Chilean police, students clash on eve of football fest
The protest was the latest in a series of rallies by students who say President Michelle Bachelet’s education reforms are insufficient to overhaul a deeply unequal system inherited from late dictator Augusto Pinochet.
Carrying a giant golden trophy with the inscription “The cup of free education,” students and teachers swarmed a main avenue through central Santiago.
Organizers said 200,000 people took part in the protest.
They marched peacefully for several blocks before clashes broke out between groups of masked demonstrators and the heavy contingent of riot police watching over the crowd.
The demonstrators threw stones and other projectiles at the police, who used tear gas and water cannon to disperse them. Police and protesters were wounded in the clashes, an AFP photographer said.
The students, who have been protesting against the education system since 2011, also accuse police of using excessive force to break up recent demonstrations.
Earlier in the day, protesters lit barricades on fire to block traffic for several minutes during the morning commute in central Santiago.
The students sought to use the attention on the Copa America, which kicks off in the capital Thursday when the hosts play Ecuador, to rally support for their cause.
“Practically all Chile is talking about is the Copa America. But this event can’t be an excuse to forget about our demands,” student leader Javiera Reyes told journalists.
“On this supposedly festive occasion, we want to demonstrate that Chile’s students are not satisfied with the reforms,” 18-year-old demonstrator Alejandro Tapia told AFP.

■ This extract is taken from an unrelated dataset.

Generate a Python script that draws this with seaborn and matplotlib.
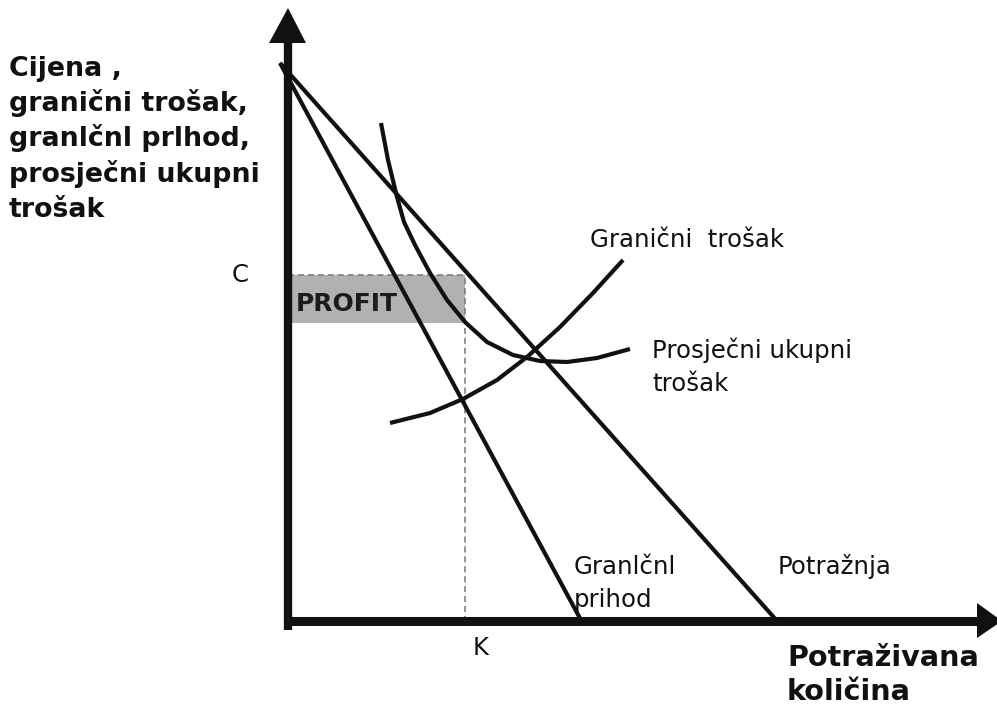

The march also drew public school teachers, who launched an indefinite strike 11 days ago to protest a reform measure that will link pay rises to performance.
Bachelet won a second term in 2013 with promises to launch an ambitious reform of the education system.
In January, she signed the first reform bill, opening university education to all students and banning for-profit activities at state-funded schools.
Last month, she announced a bill to provide free university education to 60 percent of the poorest students starting next year, reaching 70 percent in 2018 and 100 percent in 2020.
But her reform push has slowed recently amid a series of damaging corruption scandals, including one involving her son.